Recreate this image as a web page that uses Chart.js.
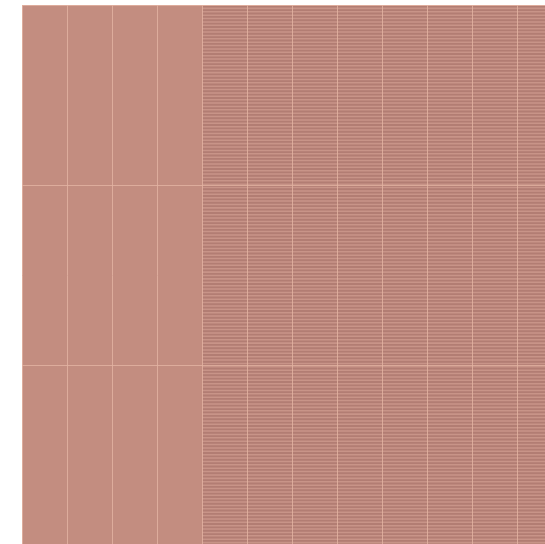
<!DOCTYPE html>
<html>
<head>
<meta charset="utf-8">
<script src="https://cdn.jsdelivr.net/npm/chart.js@4/dist/chart.umd.min.js"></script>
<style>
html,body{margin:0;padding:0;background:#fff;overflow:hidden;width:545px;height:544px;}
#wrap{position:absolute;left:0;top:0;width:563px;height:546px;}
</style>
</head>
<body>
<div id="wrap"><canvas id="c" width="563" height="546"></canvas></div>
<script>
// Stripe rows (category axis) and their extents on the x scale
const rowLabels = [
"1","2","3","4","5","6","7","8","9","10","11","12","13","14","15","16","17","18","19","20",
"21","22","23","24","25","26","27","28","29","30","31","32","33","34","35","36","37","38","39","40",
"41","42","43","44","45","46","47","48","49","50","51","52","53","54","55","56","57","58","59","60",
"61","62","63","64","65","66","67","68","69","70","71","72","73","74","75","76","77","78","79","80",
"81","82","83","84","85","86","87","88","89","90","91","92","93","94","95","96","97","98","99","100",
"101","102","103","104","105","106","107","108","109","110","111","112","113","114","115","116","117","118","119","120",
"121","122","123","124","125","126","127","128","129","130","131","132","133","134","135","136","137","138","139","140",
"141","142","143","144","145","146","147","148","149","150","151","152","153","154","155","156","157","158","159","160"
];
const stripeRanges = [
[4,12],[4,12],[4,12],[4,12],[4,12],[4,12],[4,12],[4,12],[4,12],[4,12],[4,12],[4,12],[4,12],[4,12],[4,12],[4,12],[4,12],[4,12],[4,12],[4,12],
[4,12],[4,12],[4,12],[4,12],[4,12],[4,12],[4,12],[4,12],[4,12],[4,12],[4,12],[4,12],[4,12],[4,12],[4,12],[4,12],[4,12],[4,12],[4,12],[4,12],
[4,12],[4,12],[4,12],[4,12],[4,12],[4,12],[4,12],[4,12],[4,12],[4,12],[4,12],[4,12],[4,12],[4,12],[4,12],[4,12],[4,12],[4,12],[4,12],[4,12],
[4,12],[4,12],[4,12],[4,12],[4,12],[4,12],[4,12],[4,12],[4,12],[4,12],[4,12],[4,12],[4,12],[4,12],[4,12],[4,12],[4,12],[4,12],[4,12],[4,12],
[4,12],[4,12],[4,12],[4,12],[4,12],[4,12],[4,12],[4,12],[4,12],[4,12],[4,12],[4,12],[4,12],[4,12],[4,12],[4,12],[4,12],[4,12],[4,12],[4,12],
[4,12],[4,12],[4,12],[4,12],[4,12],[4,12],[4,12],[4,12],[4,12],[4,12],[4,12],[4,12],[4,12],[4,12],[4,12],[4,12],[4,12],[4,12],[4,12],[4,12],
[4,12],[4,12],[4,12],[4,12],[4,12],[4,12],[4,12],[4,12],[4,12],[4,12],[4,12],[4,12],[4,12],[4,12],[4,12],[4,12],[4,12],[4,12],[4,12],[4,12],
[4,12],[4,12],[4,12],[4,12],[4,12],[4,12],[4,12],[4,12],[4,12],[4,12],[4,12],[4,12],[4,12],[4,12],[4,12],[4,12],[4,12],[4,12],[4,12],[4,12]
];
// Grid extents
const xMin = 0, xMax = 12;
const yMin = 0, yMax = 3;

const areaBg = {
  id: 'areaBg',
  beforeDraw(chart) {
    const {ctx, chartArea: a} = chart;
    ctx.save();
    ctx.fillStyle = 'rgb(195,141,128)';
    ctx.fillRect(a.left, a.top, a.right - a.left, a.bottom - a.top);
    ctx.fillStyle = 'rgb(200,148,136)';
    const x4 = chart.scales.x.getPixelForValue(4);
    ctx.fillRect(x4, a.top, a.right - x4, a.bottom - a.top);
    ctx.restore();
  }
};

new Chart(document.getElementById('c'), {
  type: 'bar',
  data: {
    labels: rowLabels,
    datasets: [{
      data: stripeRanges,
      backgroundColor: 'rgb(178,125,115)',
      borderWidth: 0,
      barPercentage: 1,
      categoryPercentage: 0.55,
      yAxisID: 'rows',
      xAxisID: 'x'
    }]
  },
  plugins: [areaBg],
  options: {
    indexAxis: 'y',
    responsive: false,
    animation: false,
    devicePixelRatio: 1,
    layout: {padding: {left: 22, top: 5, right: 0, bottom: 0}},
    plugins: {legend: {display: false}, tooltip: {enabled: false}},
    scales: {
      x: {
        type: 'linear', min: xMin, max: xMax, position: 'bottom', offset: false,
        ticks: {display: false, stepSize: 1},
        grid: {color: 'rgba(228,180,162,0.8)', lineWidth: 1, drawTicks: false, offset: false, z: 1},
        border: {display: false}
      },
      rows: {
        type: 'category', axis: 'y', position: 'left', display: false,
        grid: {display: false}
      },
      bands: {
        type: 'linear', axis: 'y', min: yMin, max: yMax, position: 'left', offset: false,
        ticks: {display: false, stepSize: 1},
        grid: {color: 'rgba(228,180,162,0.8)', lineWidth: 1, drawTicks: false, offset: false, z: 1},
        border: {display: false}
      }
    }
  }
});
</script>
</body>
</html>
============================================================
_DIRECTION:_ Pictures in the data above should not be copied; transcribe everything else exactly.

_TASK RESPONSE:_
Recreate this image as a web page that uses Chart.js.
<!DOCTYPE html>
<html>
<head>
<meta charset="utf-8">
<script src="https://cdn.jsdelivr.net/npm/chart.js@4/dist/chart.umd.min.js"></script>
<style>
html,body{margin:0;padding:0;background:#fff;overflow:hidden;width:545px;height:544px;}
#wrap{position:absolute;left:0;top:0;width:563px;height:546px;}
</style>
</head>
<body>
<div id="wrap"><canvas id="c" width="563" height="546"></canvas></div>
<script>
// Stripe rows (category axis) and their extents on the x scale
const rowLabels = [
"1","2","3","4","5","6","7","8","9","10","11","12","13","14","15","16","17","18","19","20",
"21","22","23","24","25","26","27","28","29","30","31","32","33","34","35","36","37","38","39","40",
"41","42","43","44","45","46","47","48","49","50","51","52","53","54","55","56","57","58","59","60",
"61","62","63","64","65","66","67","68","69","70","71","72","73","74","75","76","77","78","79","80",
"81","82","83","84","85","86","87","88","89","90","91","92","93","94","95","96","97","98","99","100",
"101","102","103","104","105","106","107","108","109","110","111","112","113","114","115","116","117","118","119","120",
"121","122","123","124","125","126","127","128","129","130","131","132","133","134","135","136","137","138","139","140",
"141","142","143","144","145","146","147","148","149","150","151","152","153","154","155","156","157","158","159","160"
];
const stripeRanges = [
[4,12],[4,12],[4,12],[4,12],[4,12],[4,12],[4,12],[4,12],[4,12],[4,12],[4,12],[4,12],[4,12],[4,12],[4,12],[4,12],[4,12],[4,12],[4,12],[4,12],
[4,12],[4,12],[4,12],[4,12],[4,12],[4,12],[4,12],[4,12],[4,12],[4,12],[4,12],[4,12],[4,12],[4,12],[4,12],[4,12],[4,12],[4,12],[4,12],[4,12],
[4,12],[4,12],[4,12],[4,12],[4,12],[4,12],[4,12],[4,12],[4,12],[4,12],[4,12],[4,12],[4,12],[4,12],[4,12],[4,12],[4,12],[4,12],[4,12],[4,12],
[4,12],[4,12],[4,12],[4,12],[4,12],[4,12],[4,12],[4,12],[4,12],[4,12],[4,12],[4,12],[4,12],[4,12],[4,12],[4,12],[4,12],[4,12],[4,12],[4,12],
[4,12],[4,12],[4,12],[4,12],[4,12],[4,12],[4,12],[4,12],[4,12],[4,12],[4,12],[4,12],[4,12],[4,12],[4,12],[4,12],[4,12],[4,12],[4,12],[4,12],
[4,12],[4,12],[4,12],[4,12],[4,12],[4,12],[4,12],[4,12],[4,12],[4,12],[4,12],[4,12],[4,12],[4,12],[4,12],[4,12],[4,12],[4,12],[4,12],[4,12],
[4,12],[4,12],[4,12],[4,12],[4,12],[4,12],[4,12],[4,12],[4,12],[4,12],[4,12],[4,12],[4,12],[4,12],[4,12],[4,12],[4,12],[4,12],[4,12],[4,12],
[4,12],[4,12],[4,12],[4,12],[4,12],[4,12],[4,12],[4,12],[4,12],[4,12],[4,12],[4,12],[4,12],[4,12],[4,12],[4,12],[4,12],[4,12],[4,12],[4,12]
];
// Grid extents
const xMin = 0, xMax = 12;
const yMin = 0, yMax = 3;

const areaBg = {
  id: 'areaBg',
  beforeDraw(chart) {
    const {ctx, chartArea: a} = chart;
    ctx.save();
    ctx.fillStyle = 'rgb(195,141,128)';
    ctx.fillRect(a.left, a.top, a.right - a.left, a.bottom - a.top);
    ctx.fillStyle = 'rgb(200,148,136)';
    const x4 = chart.scales.x.getPixelForValue(4);
    ctx.fillRect(x4, a.top, a.right - x4, a.bottom - a.top);
    ctx.restore();
  }
};

new Chart(document.getElementById('c'), {
  type: 'bar',
  data: {
    labels: rowLabels,
    datasets: [{
      data: stripeRanges,
      backgroundColor: 'rgb(178,125,115)',
      borderWidth: 0,
      barPercentage: 1,
      categoryPercentage: 0.55,
      yAxisID: 'rows',
      xAxisID: 'x'
    }]
  },
  plugins: [areaBg],
  options: {
    indexAxis: 'y',
    responsive: false,
    animation: false,
    devicePixelRatio: 1,
    layout: {padding: {left: 22, top: 5, right: 0, bottom: 0}},
    plugins: {legend: {display: false}, tooltip: {enabled: false}},
    scales: {
      x: {
        type: 'linear', min: xMin, max: xMax, position: 'bottom', offset: false,
        ticks: {display: false, stepSize: 1},
        grid: {color: 'rgba(228,180,162,0.8)', lineWidth: 1, drawTicks: false, offset: false, z: 1},
        border: {display: false}
      },
      rows: {
        type: 'category', axis: 'y', position: 'left', display: false,
        grid: {display: false}
      },
      bands: {
        type: 'linear', axis: 'y', min: yMin, max: yMax, position: 'left', offset: false,
        ticks: {display: false, stepSize: 1},
        grid: {color: 'rgba(228,180,162,0.8)', lineWidth: 1, drawTicks: false, offset: false, z: 1},
        border: {display: false}
      }
    }
  }
});
</script>
</body>
</html>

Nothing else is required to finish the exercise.